Step towards better ‘beyond lithium’ batteries
Astep towards new ‘beyond lithium’ rechargeable batteries with superior performance has been made by researchers at the University of Bath, UK.
An approach to develop batteries that store more energy is to use “multivalent” metals instead of lithium. In multivalent batteries, lithium would be replaced by a different metal that transfers more than one electron per ion. For batteries of equal size, this would give multivalent batteries better energy storage capacity and performance.
The team showed that titanium dioxide can be modified to allow it to be used as an electrode in multivalent batteries, providing a valuable proof of concept in their development.

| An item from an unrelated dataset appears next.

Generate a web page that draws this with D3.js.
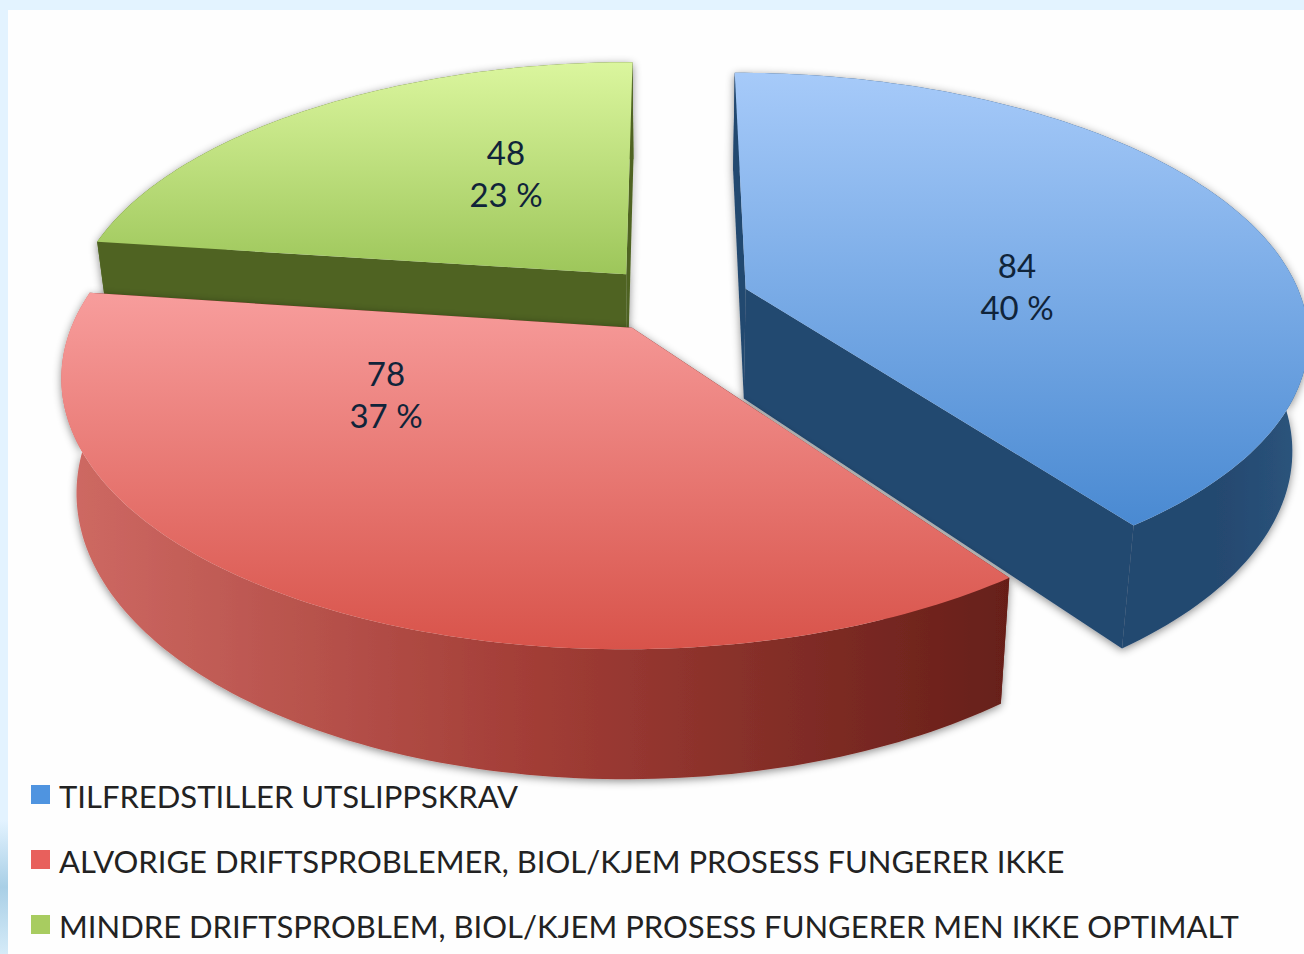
<!DOCTYPE html>
<html>
<head>
<meta charset="utf-8">
<script src="https://cdn.jsdelivr.net/npm/d3@7"></script>
<style>
  html, body { margin: 0; padding: 0; background: #e3f3ff; overflow: hidden; }
  text { font-family: Lato, "Open Sans", sans-serif; }
</style>
</head>
<body>
<svg id="pie3d"></svg>
<script>
const categories = [
  "TILFREDSTILLER UTSLIPPSKRAV",
  "ALVORIGE DRIFTSPROBLEMER, BIOL/KJEM PROSESS FUNGERER IKKE",
  "MINDRE DRIFTSPROBLEM, BIOL/KJEM PROSESS FUNGERER MEN IKKE OPTIMALT"
];
const counts = [84, 78, 48];
const percents = ["40 %", "37 %", "23 %"];

const width = 1304, height = 954;

// explode offset of each slice, in disc units
const explode = [[0.137, -0.04], [-0.067, 0.11], [-0.08, -0.098]];
// red is a little narrower than the others in the original
const radiusX = [1, 0.99, 1];
// where the two line value labels sit
const labelPos = [[1017, 288], [386, 396], [506, 175]];

const topStops = [
  { y1: 75, y2: 523, c: ["#a6caf9", "#4a8ad2"] },
  { y1: 298, y2: 650, c: ["#f79c9b", "#d8534a"] },
  { y1: 62, y2: 275, c: ["#dbf69e", "#9dc65a"] }
];
const wallStops = [
  ["#24486f", "#24486f", "#2b547c"],
  ["#cf6a64", "#a23d36", "#661f19"],
  ["#4f6422", "#4f6422", "#4f6422"]
];
const legendColors = ["#4f94e0", "#e8605c", "#a8cc60"];

const svg = d3.select("#pie3d").attr("width", width).attr("height", height);
const defs = svg.append("defs");

// projection of the disc onto the page
const Xv = 670, Yc = 299, A = 556, B = 256, k = 0.17;
function projectTop(u, v) {
  const w = 1 - k * v;
  return [Xv + (A * u) / w, Yc + (B * v) / w];
}
function toBottom(p) {
  return [Xv + (p[0] - Xv) * 0.975, 1.056 * p[1] + 93.6];
}
function rimPoint(i, a) {
  return projectTop(explode[i][0] + radiusX[i] * Math.sin(a), explode[i][1] - Math.cos(a));
}

const slices = d3.pie().sort(null)(counts);
const line = d3.line();

// background
svg.append("rect").attr("width", width).attr("height", height).attr("fill", "#e3f3ff");
const swirl = defs.append("linearGradient").attr("id", "swirl").attr("x1", 0).attr("x2", 0).attr("y1", 0).attr("y2", 1);
swirl.append("stop").attr("offset", 0).attr("stop-color", "#e3f3ff");
swirl.append("stop").attr("offset", 0.5).attr("stop-color", "#a9cfe6");
swirl.append("stop").attr("offset", 1).attr("stop-color", "#d5ebf8");
svg.append("rect").attr("y", 820).attr("width", 8).attr("height", 134).attr("fill", "url(#swirl)");
svg.append("rect").attr("x", 8).attr("y", 10).attr("width", width - 8).attr("height", height - 10).attr("fill", "#fefefe");

const shadow = defs.append("filter").attr("id", "shadow")
  .attr("x", "-5%").attr("y", "-5%").attr("width", "110%").attr("height", "110%");
shadow.append("feDropShadow").attr("dx", 0).attr("dy", 2).attr("stdDeviation", 4)
  .attr("flood-color", "#000").attr("flood-opacity", 0.45);

slices.forEach((s, i) => {
  const t = defs.append("linearGradient").attr("id", "top" + i)
    .attr("gradientUnits", "userSpaceOnUse")
    .attr("x1", 0).attr("x2", 0).attr("y1", topStops[i].y1).attr("y2", topStops[i].y2);
  t.append("stop").attr("offset", 0).attr("stop-color", topStops[i].c[0]);
  t.append("stop").attr("offset", 1).attr("stop-color", topStops[i].c[1]);

  const w = defs.append("linearGradient").attr("id", "wall" + i)
    .attr("gradientUnits", "userSpaceOnUse")
    .attr("x1", i === 0 ? 1130 : 60).attr("x2", i === 0 ? 1300 : 1010).attr("y1", 0).attr("y2", 0);
  w.append("stop").attr("offset", 0).attr("stop-color", wallStops[i][0]);
  w.append("stop").attr("offset", 0.5).attr("stop-color", wallStops[i][1]);
  w.append("stop").attr("offset", 1).attr("stop-color", wallStops[i][2]);
});

// back slices first, red lies over the other two
[2, 0, 1].forEach((i) => {
  const s = slices[i];
  const angles = d3.range(0, 121).map((n) => s.startAngle + ((s.endAngle - s.startAngle) * n) / 120);
  const rim = angles.map((a) => rimPoint(i, a));
  const apex = projectTop(explode[i][0], explode[i][1]);
  const g = svg.append("g");

  const walls = g.append("g").attr("filter", "url(#shadow)");
  // cut faces go under the round wall
  const faceColor = wallStops[i][i === 1 ? 2 : 0];
  [rim[0], rim[rim.length - 1]].forEach((p) => {
    walls.append("path")
      .attr("d", line([apex, p, toBottom(p), toBottom(apex)]) + "Z")
      .attr("fill", faceColor);
  });
  walls.append("path")
    .attr("d", line(rim.concat(rim.map(toBottom).reverse())) + "Z")
    .attr("fill", `url(#wall${i})`);

  g.append("path")
    .attr("d", line([apex].concat(rim)) + "Z")
    .attr("fill", `url(#top${i})`);

  g.append("text")
    .attr("x", labelPos[i][0]).attr("y", labelPos[i][1] - 10)
    .attr("text-anchor", "middle").attr("font-size", 33).attr("fill", "#10243a")
    .text(s.data);
  g.append("text")
    .attr("x", labelPos[i][0]).attr("y", labelPos[i][1] + 32)
    .attr("text-anchor", "middle").attr("font-size", 33).attr("fill", "#10243a")
    .text(percents[i]);
});

// legend
const rowY = d3.scalePoint().domain(d3.range(categories.length)).range([795, 925]);
categories.forEach((c, i) => {
  svg.append("rect")
    .attr("x", 31).attr("y", rowY(i) - 10).attr("width", 19).attr("height", 19)
    .attr("fill", legendColors[i]);
  svg.append("text")
    .attr("x", 59).attr("y", rowY(i) + 13)
    .attr("font-size", 31).attr("fill", "#222")
    .text(c);
});
</script>
</body>
</html>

For the study published in Nature Materials, the scientists, an international team from the University of Bath, France, Germany, Holland, and the USA, introduced defects in titanium dioxide to form high concentrations of microscopic holes, and showed these can be reversibly occupied by magnesium and aluminium; which carry more than one electron per ion.
Dr Benjamin Morgan, from the Department of Chemistry at the University of Bath, said, “Multivalent batteries are a really exciting direction for battery technology, potentially offering higher charge densities and better performance. New battery technologies are going to be more and more important as we wean ourselves off fossil fuels and adopt greener energy sources.
“We’ve shown a way to modify titanium dioxide to turn it into a multivalent electrode.In the long term, this proof of concept is a possible step towards “beyond lithium” batteries with superior performance,” added Morgan.